If you are grepping "thousands of files" with a single invocation of grep, it is most likely that you are using the -r
option to recursively a directory structure. In that case, it is not even clear that grep
knows how many files it will examine, because I believe it starts examining files before it explores the entire directory structure. Exploring the directory structure first would probably increase the total scan time (and, indeed, there is always a cost to producing progress reports, which is why few traditional Unix utilities do this.)
In any case, a simple but slightly inaccurate progress bar could be obtained by constructing the complete list of files to be scanned and then feeding them to grep
in batches of some size, maybe 100, or maybe based on the total size of the batch. Small batches would allow for more accurate progress reports but they would also increase overhead since they would require additional grep process start-up, and the process start-up time can be more than grepping a small file. The progress report would be updated for each batch of files, so you would want to choose a batch size that gave you regular updates without increasing overhead too much. Basing the batch size on the total size of the files (using, for example, stat
to get the filesize) would make the progress report more exact but add an additional cost to process startup.
One advantage of this strategy is that you could also run two or more greps in parallel, which might speed the process up a bit.
In broad terms, a simple script (which just divides the files by count, not by size, and which doesn't attempt to parallelize).
# Requires bash 4 and Gnu grep
shopt -s globstar
files=(**)
total=${#files[@]}
batchSize=100
for ((i=0; i<total; i+=batchSize)); do
echo $i/$total >>/dev/stderr
grep -d skip -e "$pattern" "${files[@]:i:batchSize}" >>results.txt
done
For simplicity, I use a globstar (**
) to safely put all the files in an array. If your version of bash is too old, then you can do it by looping over the output of find
, but that's not very efficient if you have lots of files. Unfortunately, there is no way that I know of to write a globstar expression which only matches files. (**/
only matches directories.) Fortunately, GNU grep provides the -d skip
option which silently skips directories. That means that the file count will be slightly inaccurate, since directories will be counted, but it probably doesn't make much difference.
You probably will want to make the progress report cleaner by using some console codes. The above is just to get you started.

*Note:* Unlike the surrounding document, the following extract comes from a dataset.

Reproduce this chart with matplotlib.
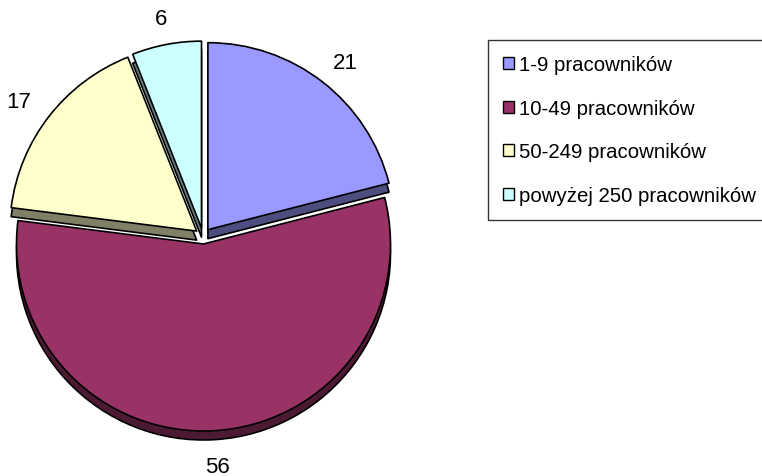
import numpy as np
import matplotlib
matplotlib.use("Agg")
import matplotlib.pyplot as plt
from matplotlib.patches import Wedge, Patch

categories = ["1-9 pracowników", "10-49 pracowników", "50-249 pracowników", "powyżej 250 pracowników"]
values = [21, 56, 17, 6]
top_colors = ["#9999FF", "#993366", "#FFFFCC", "#CCFFFF"]
side_colors = ["#4D4D80", "#4D1A33", "#808066", "#668080"]

plt.rcParams['font.family'] = ['Liberation Sans', 'DejaVu Sans']

W, H = 762, 477
fig = plt.figure(figsize=(W / 100, H / 100), dpi=100)
ax = fig.add_axes([0, 0, 1, 1])
ax.set_xlim(0, W)
ax.set_ylim(0, H)
ax.axis('off')

cx, cy = 203, H - 237
R = 187
explode = 8
depth = 9
gap = 27

total = float(sum(values))
start = 90.0
geo = []
for v in values:
    sweep = 360.0 * v / total
    t1, t2 = start - sweep, start
    mid = np.deg2rad((t1 + t2) / 2)
    ox, oy = cx + explode * np.cos(mid), cy + explode * np.sin(mid)
    geo.append((t1, t2, mid, ox, oy))
    start = t1

# sides (depth)
for (t1, t2, mid, ox, oy), sc in zip(geo, side_colors):
    ax.add_patch(Wedge((ox, oy - depth), R, t1, t2, facecolor=sc,
                       edgecolor='black', linewidth=1.2, joinstyle='round'))
# tops
for (t1, t2, mid, ox, oy), tc in zip(geo, top_colors):
    ax.add_patch(Wedge((ox, oy), R, t1, t2, facecolor=tc,
                       edgecolor='black', linewidth=1.2, joinstyle='round'))

# value labels, placed just outside each slice
renderer = fig.canvas.get_renderer()
for (t1, t2, mid, ox, oy), v in zip(geo, values):
    t = ax.text(0, 0, str(v), ha='center', va='center', fontsize=16, color='black')
    bb = t.get_window_extent(renderer=renderer)
    w, h = bb.width, bb.height
    c, s = np.cos(mid), np.sin(mid)
    px = cx + (R + gap) * c + 0.75 * w * c
    py = cy + (R + gap) * s + 0.5 * h * s + 0.3 * depth * min(0.0, s) - 3.5
    t.set_position((px, py))

handles = [Patch(facecolor=c, edgecolor='black', linewidth=1.0) for c in top_colors]
leg = fig.legend(handles, categories, loc='upper left',
                 bbox_to_anchor=(488 / W, 1 - 41 / H), borderaxespad=0,
                 frameon=True, fancybox=False, fontsize=14.7,
                 handlelength=0.52, handleheight=0.52, handletextpad=0.25,
                 labelspacing=1.2, borderpad=0.75)
leg.get_frame().set_edgecolor('black')
leg.get_frame().set_linewidth(1.0)

fig.savefig('out.png', dpi=100)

The simplest way to divide that into different processes would be to just divide the list into X different segments and run X different for loops, each with a different starting point. However, they probably won't all finish at the same time so that is sub-optimal. A better solution is GNU parallel. You might do something like this:
find . -type f -print0 |
parallel --progress -L 100 -m -j 4 grep -e "$pattern" > results.txt
(Here -L 100
specifies that up to 100 files should be given to each grep instance, and -j 4
specifies four parallel processes. I just pulled those numbers out of the air; you'll probably want to adjust them.)